• Given instruction:
Go through the listing below and list every line with "this".

--------------------------------------------------

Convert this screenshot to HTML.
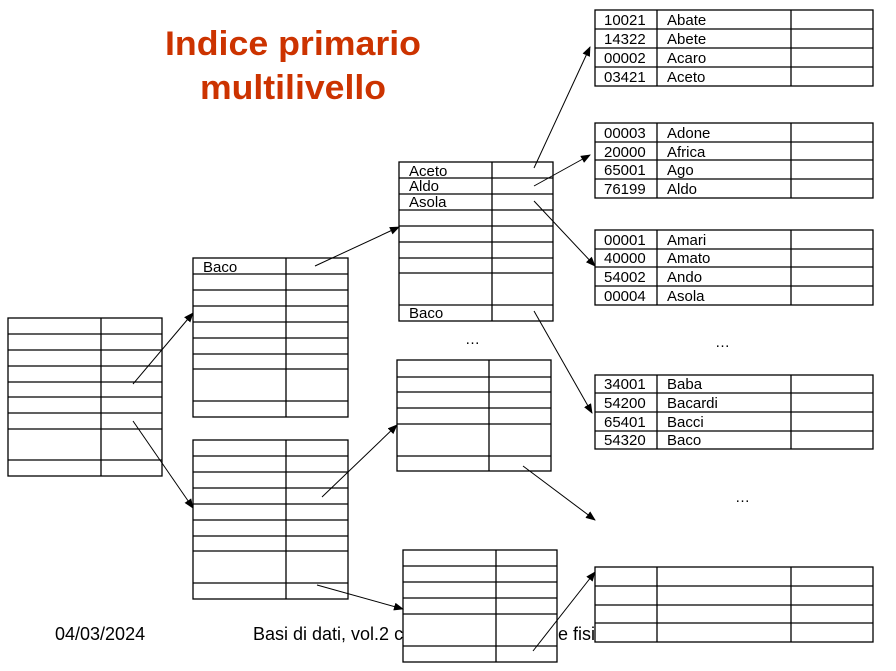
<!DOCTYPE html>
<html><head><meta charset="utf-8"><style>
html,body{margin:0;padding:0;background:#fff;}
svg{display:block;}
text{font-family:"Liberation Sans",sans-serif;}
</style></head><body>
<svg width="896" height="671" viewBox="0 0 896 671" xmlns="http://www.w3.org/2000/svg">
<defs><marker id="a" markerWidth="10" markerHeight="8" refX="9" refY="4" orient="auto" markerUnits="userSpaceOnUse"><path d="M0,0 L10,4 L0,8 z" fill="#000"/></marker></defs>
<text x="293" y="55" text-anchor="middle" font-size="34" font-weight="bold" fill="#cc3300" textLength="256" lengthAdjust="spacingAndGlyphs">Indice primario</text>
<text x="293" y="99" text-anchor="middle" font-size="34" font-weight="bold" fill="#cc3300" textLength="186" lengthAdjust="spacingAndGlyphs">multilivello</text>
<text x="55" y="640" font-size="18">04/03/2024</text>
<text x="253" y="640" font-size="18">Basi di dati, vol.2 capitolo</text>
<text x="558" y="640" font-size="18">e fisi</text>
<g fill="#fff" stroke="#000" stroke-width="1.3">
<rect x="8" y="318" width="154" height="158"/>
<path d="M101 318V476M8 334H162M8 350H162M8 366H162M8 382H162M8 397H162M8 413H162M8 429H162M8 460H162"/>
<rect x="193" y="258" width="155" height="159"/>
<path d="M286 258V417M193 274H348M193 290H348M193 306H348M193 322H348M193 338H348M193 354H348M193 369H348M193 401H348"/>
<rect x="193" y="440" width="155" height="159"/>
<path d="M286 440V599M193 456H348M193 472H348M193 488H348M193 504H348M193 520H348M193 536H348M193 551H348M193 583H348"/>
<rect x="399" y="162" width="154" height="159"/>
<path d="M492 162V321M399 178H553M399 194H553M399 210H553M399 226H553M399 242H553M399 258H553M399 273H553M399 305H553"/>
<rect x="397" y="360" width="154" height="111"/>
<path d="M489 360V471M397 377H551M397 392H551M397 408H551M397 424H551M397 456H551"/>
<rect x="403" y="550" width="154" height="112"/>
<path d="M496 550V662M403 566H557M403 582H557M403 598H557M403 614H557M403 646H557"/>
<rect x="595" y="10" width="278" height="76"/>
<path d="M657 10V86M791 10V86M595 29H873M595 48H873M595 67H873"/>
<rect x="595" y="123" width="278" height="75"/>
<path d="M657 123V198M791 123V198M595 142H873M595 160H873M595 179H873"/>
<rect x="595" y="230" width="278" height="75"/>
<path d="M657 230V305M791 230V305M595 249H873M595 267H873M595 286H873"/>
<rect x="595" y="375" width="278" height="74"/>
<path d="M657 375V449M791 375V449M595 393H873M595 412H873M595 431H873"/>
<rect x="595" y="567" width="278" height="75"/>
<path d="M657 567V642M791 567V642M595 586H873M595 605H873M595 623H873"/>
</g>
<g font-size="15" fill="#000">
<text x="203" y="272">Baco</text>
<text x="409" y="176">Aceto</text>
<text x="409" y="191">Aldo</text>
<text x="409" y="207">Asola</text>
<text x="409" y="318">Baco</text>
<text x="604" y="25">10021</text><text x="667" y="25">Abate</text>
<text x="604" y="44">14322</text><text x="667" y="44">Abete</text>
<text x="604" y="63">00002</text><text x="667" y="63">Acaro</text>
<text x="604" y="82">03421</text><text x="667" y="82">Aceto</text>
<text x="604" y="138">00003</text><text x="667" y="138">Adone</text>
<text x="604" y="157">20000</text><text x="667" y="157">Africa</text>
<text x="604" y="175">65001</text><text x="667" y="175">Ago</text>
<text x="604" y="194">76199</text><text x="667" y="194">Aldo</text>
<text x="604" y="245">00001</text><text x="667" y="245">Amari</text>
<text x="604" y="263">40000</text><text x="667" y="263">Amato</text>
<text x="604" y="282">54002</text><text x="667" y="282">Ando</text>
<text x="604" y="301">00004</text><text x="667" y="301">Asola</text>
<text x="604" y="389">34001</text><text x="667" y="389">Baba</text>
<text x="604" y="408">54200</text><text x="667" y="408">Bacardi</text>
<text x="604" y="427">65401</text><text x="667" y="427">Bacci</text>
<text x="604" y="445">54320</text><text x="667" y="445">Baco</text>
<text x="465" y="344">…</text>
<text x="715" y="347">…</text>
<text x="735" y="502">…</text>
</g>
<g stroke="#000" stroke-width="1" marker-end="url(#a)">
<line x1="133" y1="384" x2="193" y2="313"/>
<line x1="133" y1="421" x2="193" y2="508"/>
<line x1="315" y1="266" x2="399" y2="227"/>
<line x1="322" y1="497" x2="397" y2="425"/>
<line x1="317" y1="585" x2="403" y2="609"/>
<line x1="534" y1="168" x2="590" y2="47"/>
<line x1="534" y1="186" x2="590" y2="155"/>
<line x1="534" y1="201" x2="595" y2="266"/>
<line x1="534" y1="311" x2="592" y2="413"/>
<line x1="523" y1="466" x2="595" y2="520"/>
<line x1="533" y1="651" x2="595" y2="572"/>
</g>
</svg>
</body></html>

--------------------------------------------------

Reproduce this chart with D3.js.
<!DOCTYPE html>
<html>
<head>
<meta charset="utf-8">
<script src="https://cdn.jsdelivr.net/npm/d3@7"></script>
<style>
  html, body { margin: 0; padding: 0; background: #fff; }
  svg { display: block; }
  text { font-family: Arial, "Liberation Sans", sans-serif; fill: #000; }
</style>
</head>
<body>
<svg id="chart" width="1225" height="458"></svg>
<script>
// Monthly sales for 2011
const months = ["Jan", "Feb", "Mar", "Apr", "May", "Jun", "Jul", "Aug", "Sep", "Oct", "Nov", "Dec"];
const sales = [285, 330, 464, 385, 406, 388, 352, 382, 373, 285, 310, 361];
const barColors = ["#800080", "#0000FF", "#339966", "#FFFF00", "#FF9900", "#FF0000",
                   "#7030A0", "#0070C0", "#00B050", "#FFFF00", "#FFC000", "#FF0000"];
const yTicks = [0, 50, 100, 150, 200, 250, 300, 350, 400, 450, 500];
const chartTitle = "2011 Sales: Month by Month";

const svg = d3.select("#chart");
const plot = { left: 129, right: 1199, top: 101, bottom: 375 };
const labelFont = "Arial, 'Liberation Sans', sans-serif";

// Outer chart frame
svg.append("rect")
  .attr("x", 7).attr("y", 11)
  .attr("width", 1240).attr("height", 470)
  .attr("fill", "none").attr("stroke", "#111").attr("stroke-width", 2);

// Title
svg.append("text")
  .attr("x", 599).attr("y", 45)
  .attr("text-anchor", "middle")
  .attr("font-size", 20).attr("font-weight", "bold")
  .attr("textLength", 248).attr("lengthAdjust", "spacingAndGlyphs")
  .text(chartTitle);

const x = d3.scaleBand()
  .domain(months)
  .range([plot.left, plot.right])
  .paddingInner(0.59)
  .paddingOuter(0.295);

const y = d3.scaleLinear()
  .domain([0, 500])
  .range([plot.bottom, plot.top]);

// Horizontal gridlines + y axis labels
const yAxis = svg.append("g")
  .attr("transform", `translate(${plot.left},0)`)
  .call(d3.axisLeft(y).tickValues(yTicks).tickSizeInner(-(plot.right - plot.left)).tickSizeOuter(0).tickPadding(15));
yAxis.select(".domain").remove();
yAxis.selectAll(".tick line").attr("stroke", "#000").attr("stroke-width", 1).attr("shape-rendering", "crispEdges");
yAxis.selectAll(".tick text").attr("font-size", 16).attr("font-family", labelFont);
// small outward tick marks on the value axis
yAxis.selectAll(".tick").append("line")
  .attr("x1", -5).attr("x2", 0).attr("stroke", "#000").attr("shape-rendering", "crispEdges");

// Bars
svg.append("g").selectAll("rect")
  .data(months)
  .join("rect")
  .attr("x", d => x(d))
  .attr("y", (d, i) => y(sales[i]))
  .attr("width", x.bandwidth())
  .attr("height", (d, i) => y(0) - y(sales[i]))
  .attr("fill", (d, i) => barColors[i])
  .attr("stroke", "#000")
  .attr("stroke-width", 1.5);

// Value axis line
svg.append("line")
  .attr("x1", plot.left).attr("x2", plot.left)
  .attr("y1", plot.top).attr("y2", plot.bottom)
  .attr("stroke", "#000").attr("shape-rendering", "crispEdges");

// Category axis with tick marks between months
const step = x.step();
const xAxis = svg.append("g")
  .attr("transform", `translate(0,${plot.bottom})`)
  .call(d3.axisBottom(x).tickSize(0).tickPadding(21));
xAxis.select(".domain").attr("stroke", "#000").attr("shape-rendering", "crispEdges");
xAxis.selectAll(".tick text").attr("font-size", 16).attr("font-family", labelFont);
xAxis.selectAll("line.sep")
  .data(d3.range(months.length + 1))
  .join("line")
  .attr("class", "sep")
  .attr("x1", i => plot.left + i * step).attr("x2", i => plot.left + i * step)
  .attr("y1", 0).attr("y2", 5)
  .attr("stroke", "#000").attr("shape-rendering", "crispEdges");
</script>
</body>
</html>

--------------------------------------------------

• Response below:
Convert this screenshot to HTML.
Reproduce this chart with D3.js.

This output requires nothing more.